We found the best parameters from fitting the **Randomized Search**.

In [None]:
search.best_params_

We will compare our base **Random Forest** model to the one with these parameters to figure out the amount of improvement we achieved.

In [None]:
best_model = RandomForestClassifier(n_estimators=478,
                                    min_samples_split=10,
                                    max_features='sqrt',
                                    max_depth=10,
                                    bootstrap=False,
                                    random_state=42)
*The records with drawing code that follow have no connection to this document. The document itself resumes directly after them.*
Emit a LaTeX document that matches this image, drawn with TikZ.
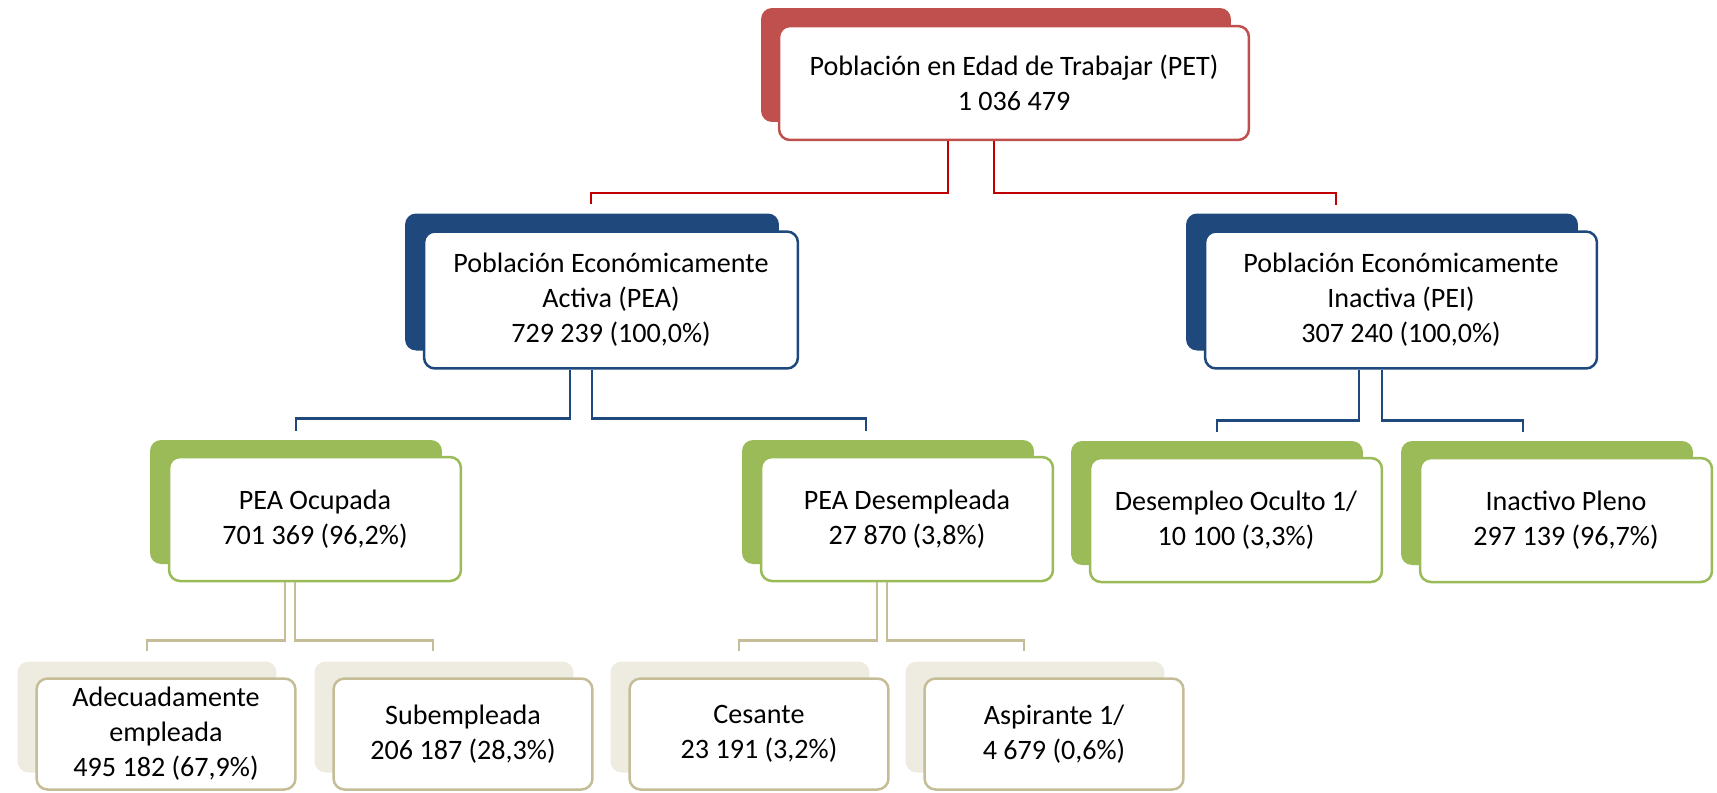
\documentclass[tikz,border=0pt]{standalone}
\usepackage{fontspec}
\setmainfont{Carlito}
\usetikzlibrary{calc, shadows}
\definecolor{petred}{HTML}{C0504D}
\definecolor{linkred}{HTML}{C00000}
\definecolor{peablue}{HTML}{1F497D}
\definecolor{peagreen}{HTML}{9BBB59}
\definecolor{subtan}{HTML}{EEECE1}
\definecolor{tanline}{HTML}{C4BD97}

\begin{document}
\begin{tikzpicture}[x=0.02cm, y=-0.02cm,
			orgbox/.style={fill=white, line width=0.05cm, rounded corners=0.22cm, align=center, inner sep=0pt, font=\fontsize{16}{20}\selectfont},
			redbox/.style={orgbox, draw=petred, minimum width=9.4cm, minimum height=2.28cm, copy shadow={draw=none, fill=petred, shadow xshift=-0.36cm, shadow yshift=0.36cm}},
			bluebox/.style={orgbox, draw=peablue, minimum height=2.74cm, copy shadow={draw=none, fill=peablue, shadow xshift=-0.38cm, shadow yshift=0.36cm}},
			greenbox/.style={orgbox, draw=peagreen, minimum width=5.84cm, minimum height=2.48cm, copy shadow={draw=none, fill=peagreen, shadow xshift=-0.38cm, shadow yshift=0.34cm}},
			tanbox/.style={orgbox, draw=tanline, minimum width=5.18cm, minimum height=2.22cm, copy shadow={draw=none, fill=subtan, shadow xshift=-0.38cm, shadow yshift=0.34cm}},
			redcon/.style={draw=linkred, line width=0.05cm},
			bluecon/.style={draw=peablue, line width=0.05cm},
			tancon/.style={draw=tanline, line width=0.05cm}]
	\useasboundingbox (0,0) rectangle (1717,792);

	\node[redbox] (pet) at (1014,83) {Población en Edad de Trabajar (PET)\\1 036 479};

	\node[bluebox, minimum width=7.48cm] (pea) at (611,300) {Población Económicamente\\Activa (PEA)\\729 239 (100,0\%)};
	\node[bluebox, minimum width=7.84cm] (pei) at (1401,300) {Población Económicamente\\Inactiva (PEI)\\307 240 (100,0\%)};

	\node[greenbox] (ocupada) at (315,519) {PEA Ocupada\\701 369 (96,2\%)};
	\node[greenbox] (desempleada) at (907,519) {PEA Desempleada\\27 870 (3,8\%)};
	\node[greenbox] (oculto) at (1236,520) {Desempleo Oculto 1/\\10 100 (3,3\%)};
	\node[greenbox] (pleno) at (1566,520) {Inactivo Pleno\\297 139 (96,7\%)};

	\node[tanbox] (adecuada) at (166,734) {Adecuadamente\\empleada\\495 182 (67,9\%)};
	\node[tanbox] (subempleada) at (463,734) {Subempleada\\206 187 (28,3\%)};
	\node[tanbox] (cesante) at (759,734) {Cesante\\23 191 (3,2\%)};
	\node[tanbox] (aspirante) at (1054,734) {Aspirante 1/\\4 679 (0,6\%)};

	% conectores
	\draw[redcon] ($(pet.south)+(-66,0)$) -- ++(0,52) -| ($(pea.north)+(-20,-26)$);
	\draw[redcon] ($(pet.south)+(-20,0)$) -- ++(0,52) -| ($(pei.north)+(-65,-25)$);
	\draw[bluecon] ($(pea.south)+(-41,0)$) -- ++(0,49) -| ($(ocupada.north)+(-19,-25)$);
	\draw[bluecon] ($(pea.south)+(-19,0)$) -- ++(0,49) -| ($(desempleada.north)+(-41,-25)$);
	\draw[bluecon] ($(pei.south)+(-42,0)$) -- ++(0,51) -| ($(oculto.north)+(-19,-25)$);
	\draw[bluecon] ($(pei.south)+(-19,0)$) -- ++(0,51) -| ($(pleno.north)+(-43,-25)$);
	\draw[tancon] ($(ocupada.south)+(-30,0)$) -- ++(0,58) -| ($(adecuada.north)+(-19,-26)$);
	\draw[tancon] ($(ocupada.south)+(-20,0)$) -- ++(0,58) -| ($(subempleada.north)+(-30,-26)$);
	\draw[tancon] ($(desempleada.south)+(-30,0)$) -- ++(0,58) -| ($(cesante.north)+(-20,-26)$);
	\draw[tancon] ($(desempleada.south)+(-20,0)$) -- ++(0,58) -| ($(aspirante.north)+(-30,-26)$);
\end{tikzpicture}
\end{document}
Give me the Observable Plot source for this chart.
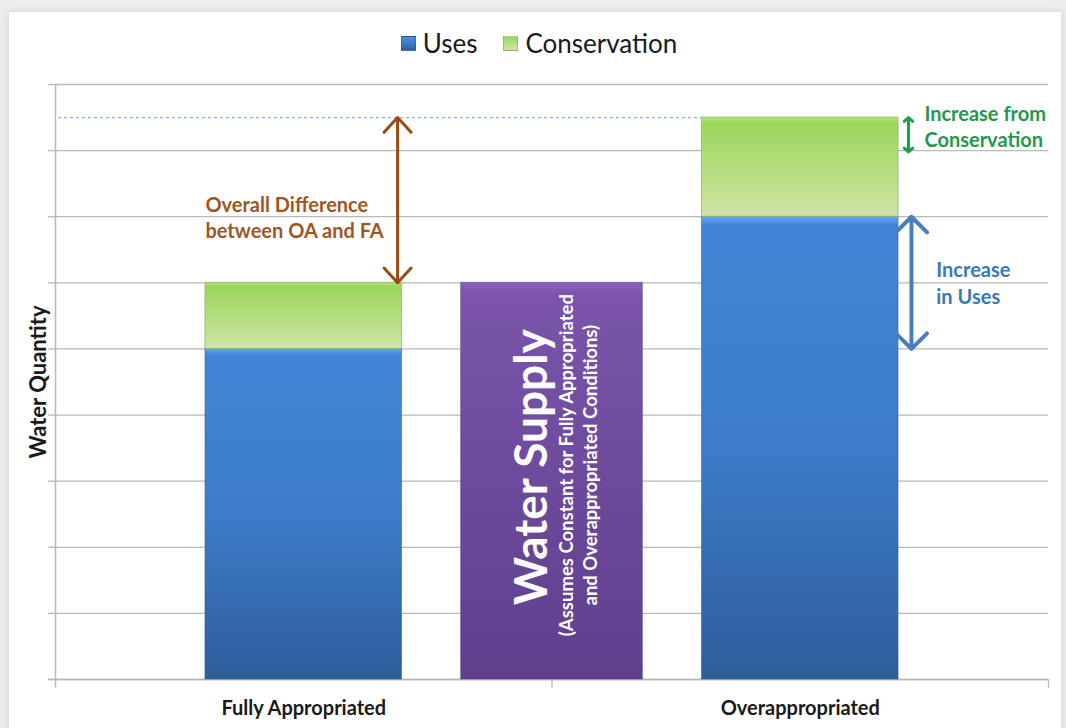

best_model_score = cross_validate(estimator=best_model, X=X_train, y=y_train, cv=10, scoring=(['f1', 'accuracy']))

In [None]:
best_model_df = pd.DataFrame(data=best_model_score, columns=['F1-Score', 'Accuracy', 'Overall'], index=['Best Random Model'])
best_model_df.loc['Best Random Model', 'F1-Score'] = best_model_score["test_f1"].mean()
best_model_df.loc['Best Random Model', 'Accuracy'] = best_model_score["test_accuracy"].mean()
best_model_df.loc['Best Random Model', 'Overall'] = (best_model_score["test_f1"].mean() +
                                                     best_model_score["test_accuracy"].mean()) / 2
comparison = cv_scores[cv_scores['Estimator'] == 'Random Forest'].set_index('Estimator')
comparison = comparison.append(best_model_df).sort_values('Overall', ascending=False)
comparison = comparison.rename(index={'Random Forest': 'Base Model'})

In [None]:
comparison

In [None]:
best_random_overall = comparison.loc['Best Random Model', 'Overall']
base_overall = comparison.loc['Base Model', 'Overall']
print(f'Improvement: {(best_random_overall - base_overall) / base_overall * 100 :.2f}%')

We achieved **3.04%** improvement over our base Random Forest model.